DLVS3: Synthetic Training Data Generation & Custom GNC Neural Networks for Satellite Missions

DLVS3 (Deep Learning Visual Space Simulation System) solves one of the most persistent challenges in spacecraft autonomy development: the scarcity of annotated training data for mission-critical operations. Our service combines physics-based simulation with custom neural network development to deliver complete AI solutions for spacecraft Guidance, Navigation, and Control applications.

The Training Data Challenge

Developing AI systems for spacecraft operations has historically confronted a fundamental obstacle: obtaining sufficient training data. Approach maneuvers, docking procedures, formation flying, and proximity operations occur infrequently, under particular conditions, with limited opportunities to capture diverse scenarios. Traditional flight data collection cannot provide the millions of annotated samples required to train robust neural networks, while the consequences of AI failures in space operations are unacceptable.

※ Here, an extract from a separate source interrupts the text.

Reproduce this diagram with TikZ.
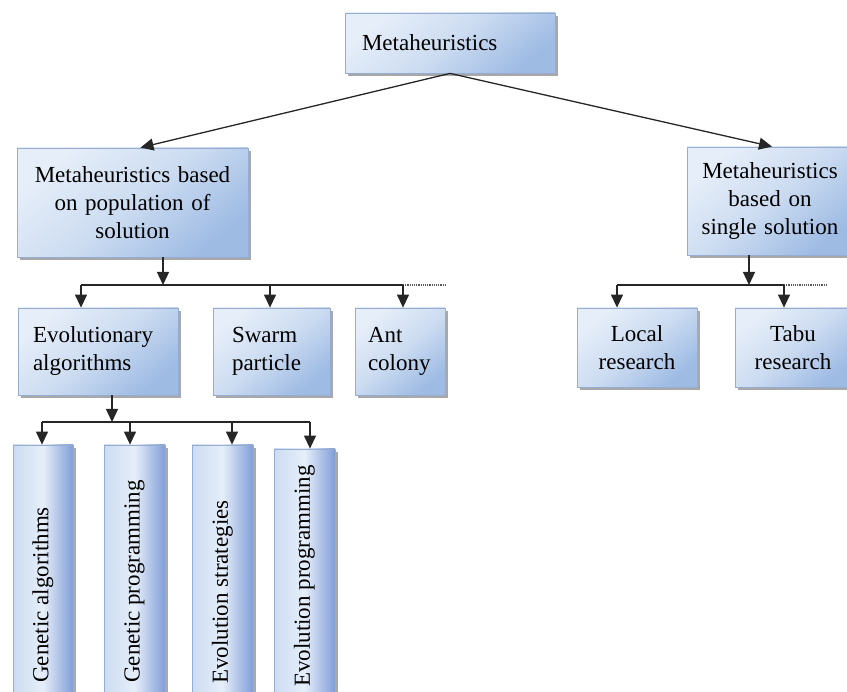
\documentclass[tikz,border=0pt]{standalone}
\usepackage{fontspec}
\setmainfont{Liberation Serif}
\usetikzlibrary{shadows,arrows.meta,calc}
\definecolor{bxL}{RGB}{230,238,249}
\definecolor{bxM}{RGB}{204,220,241}
\definecolor{bxR}{RGB}{158,187,228}
\definecolor{bxV}{RGB}{128,158,215}
\definecolor{bxD}{RGB}{150,172,208}
\definecolor{shd}{RGB}{168,168,168}
\begin{document}
\begin{tikzpicture}[x=1pt,y=-1pt,
  bx/.style={rectangle, draw=bxD, line width=0.8pt, inner sep=0pt,
    top color=bxL, bottom color=bxR, middle color=bxM, shading angle=40,
    drop shadow={shadow xshift=3pt, shadow yshift=-3pt, fill=shd, opacity=1},
    font=\fontsize{23}{28}\selectfont},
  vbx/.style={rectangle, draw=bxD, line width=0.8pt, inner sep=0pt,
    left color=bxM, right color=bxV, middle color=bxL,
    drop shadow={shadow xshift=3pt, shadow yshift=-3pt, fill=shd, opacity=1}},
  vtxt/.style={rotate=90, inner sep=0pt, font=\fontsize{23}{28}\selectfont},
  ln/.style={line width=1.3pt, draw=black!85},
  arr/.style={ln, -{Triangle[width=12pt,length=13pt]}},
  dotln/.style={line width=1.2pt, dash pattern=on 1.2pt off 1pt, draw=black!65}
]
\clip (0,0) rectangle (847,692);

% boxes
\node[bx, minimum height=60pt, text width=176pt, inner xsep=17pt, align=left] (top) at (450,43) {Metaheuristics};
\node[bx, minimum height=109pt, text width=225pt, inner xsep=3pt, align=center] (pop) at (132.5,202.5) {Metaheuristics based\\on population of\\solution};
\node[bx, minimum height=108pt, text width=160pt, inner xsep=3pt, align=center] (single) at (770,201) {Metaheuristics\\based on\\single solution};

\node[bx, minimum height=87pt, text width=130pt, inner xsep=15pt, align=left] (evo) at (98,351.5) {Evolutionary\\algorithms};
\node[bx, minimum height=87pt, text width=79pt, inner xsep=19pt, align=left] (swarm) at (271.5,351.5) {Swarm\\particle};
\node[bx, minimum height=87pt, text width=64pt, inner xsep=13pt, align=left] (ant) at (400,351.5) {Ant\\colony};

\node[bx, minimum height=79pt, text width=114pt, inner xsep=3pt, align=center] (local) at (637,347.5) {Local\\research};
\node[bx, minimum height=79pt, text width=110pt, inner xsep=3pt, align=center] (tabu) at (793,347.5) {Tabu\\research};

\node[vbx, minimum width=60pt, minimum height=255pt] (ga) at (43,572.5) {};
\node[vbx, minimum width=61pt, minimum height=255pt] (gp) at (134.5,572.5) {};
\node[vbx, minimum width=61pt, minimum height=255pt] (es) at (222.5,572.5) {};
\node[vbx, minimum width=61pt, minimum height=251pt] (ep) at (304.5,574.5) {};
\node[vtxt, anchor=west] (gaT) at (43,683) {Genetic algorithms};
\node[vtxt, anchor=west] (gpT) at (134.5,683) {Genetic programming};
\node[vtxt, anchor=west] (esT) at (222.5,684) {Evolution strategies};
\node[vtxt, anchor=west] (epT) at (304.5,687) {Evolution programming};

% junction coordinates
\coordinate (j1) at (163,285);
\coordinate (h1L) at (81,285);
\coordinate (h1S) at (270,285);
\coordinate (h1R) at (403,285);
\coordinate (h1D) at (445,285);
\coordinate (j2) at (749,285);
\coordinate (h2L) at (617,285);
\coordinate (h2R) at (784,285);
\coordinate (h2D) at (828,285);
\coordinate (j3) at (112,422);
\coordinate (h3a) at (42,422);
\coordinate (h3b) at (130,422);
\coordinate (h3c) at (232,422);
\coordinate (h3d) at (310,422);

% connectors
\draw[arr] (top.south) -- ($(pop.north)+(8,0)$);
\draw[arr] (top.south) -- ($(single.north)+(2,0)$);

\draw[arr] (pop.south -| j1) -- (j1);
\draw[ln] (h1L) -- (h1R);
\draw[dotln] (h1R) -- (h1D);
\draw[arr] (h1L) -- (h1L |- evo.north);
\draw[arr] (h1S) -- (h1S |- swarm.north);
\draw[arr] (h1R) -- (h1R |- ant.north);

\draw[arr] (single.south -| j2) -- (j2);
\draw[ln] (h2L) -- (h2R);
\draw[dotln] (h2R) -- (h2D);
\draw[arr] (h2L) -- (h2L |- local.north);
\draw[arr] (h2R) -- (h2R |- tabu.north);

\draw[arr] (evo.south -| j3) -- (j3);
\draw[ln] (h3a) -- (h3d);
\draw[arr] (h3a) -- (h3a |- ga.north);
\draw[arr] (h3b) -- (h3b |- gp.north);
\draw[arr] (h3c) -- (h3c |- es.north);
\draw[arr] (h3d) -- (h3d |- ep.north);
\end{tikzpicture}
\end{document}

Our Comprehensive Solution

DLVS3 addresses this challenge by generating realistic synthetic data grounded in accurate physics and mission-specific parameters. Satellite manufacturers provide us with spacecraft CAD models and mission profiles, including orbital parameters, target objects, and operational scenarios. We integrate this information with NASA JPL's SPICE system, ensuring astronomical precision in celestial mechanics, planetary positions, and time-dependent phenomena.

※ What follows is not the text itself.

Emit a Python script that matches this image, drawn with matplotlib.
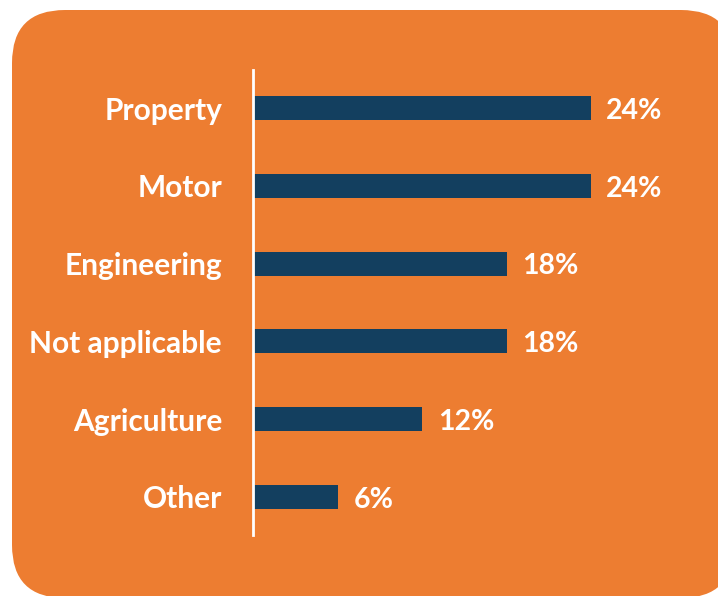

The simulation environment generates millions of annotated training samples encompassing diverse operational conditions: varying lighting angles from solar illumination, different phases of target bodies, spacecraft attitude variations, sensor noise characteristics, and the full range of geometric configurations relevant to your mission. Each generated image includes precise ground truth data for position, attitude, relative motion, and any other parameters critical to your GNC algorithms.

Beyond Data: Complete GNC Neural Network Development

DLVS3 represents more than a data generation tool—we deliver complete neural network solutions for spacecraft autonomy. Our service includes developing custom architectures optimized for your specific mission requirements, from relative navigation during rendezvous to visual servoing for robotic arm operations. We train these networks using the synthetic datasets we generate, validate performance across operational envelopes, and prepare systems for deployment on your spacecraft computing platforms.

Our neural networks are designed for the realities of space operations: computational efficiency suitable for space-qualified processors, robustness to lighting variations and sensor degradation, graceful handling of off-nominal conditions, and verifiable performance characteristics required for mission assurance. We work within your mission's constraints regarding computing resources, power budgets, and latency requirements.

Technical Architecture

The DLVS3 system models complete optical chains from scene generation through sensor simulation. We accurately represent camera characteristics, including lens distortions, detector noise, pixel response variations, and optical filters. Solar illumination is computed using precise ephemeris data, while spacecraft and target body materials reflect light according to validated bidirectional reflectance distribution functions. This physics-based approach ensures realistic training data, enabling neural networks to perform reliably with actual flight imagery.

Our simulation environment maintains connections with external systems through robust APIs, enabling integration with your mission planning tools, spacecraft simulators, and verification frameworks. We can generate data synchronized with your development timeline, supporting iterative refinement as mission requirements evolve or spacecraft designs are updated.

Real-Time Testing Capability

Beyond training data generation, DLVS3 provides real-time simulation for testing deployed neural networks. This capability enables hardware-in-the-loop validation where your GNC computer runs actual flight software while receiving synthetic sensor inputs from our simulation. This testing approach validates system performance across scenarios that are too dangerous or expensive to replicate in physical testing, while providing complete ground truth for quantitative performance assessment.

Applications Across Mission Types

Our technology serves diverse spacecraft autonomy needs. Satellite constellation operators can develop formation-flying algorithms without the need for expensive on-orbit demonstrations. Lunar and planetary missions can train landing systems across diverse terrain without waiting for actual approach opportunities. On-orbit servicing missions can rehearse proximity operations with target spacecraft before launch. Space debris removal systems can practice capture techniques across different object types and tumbling rates.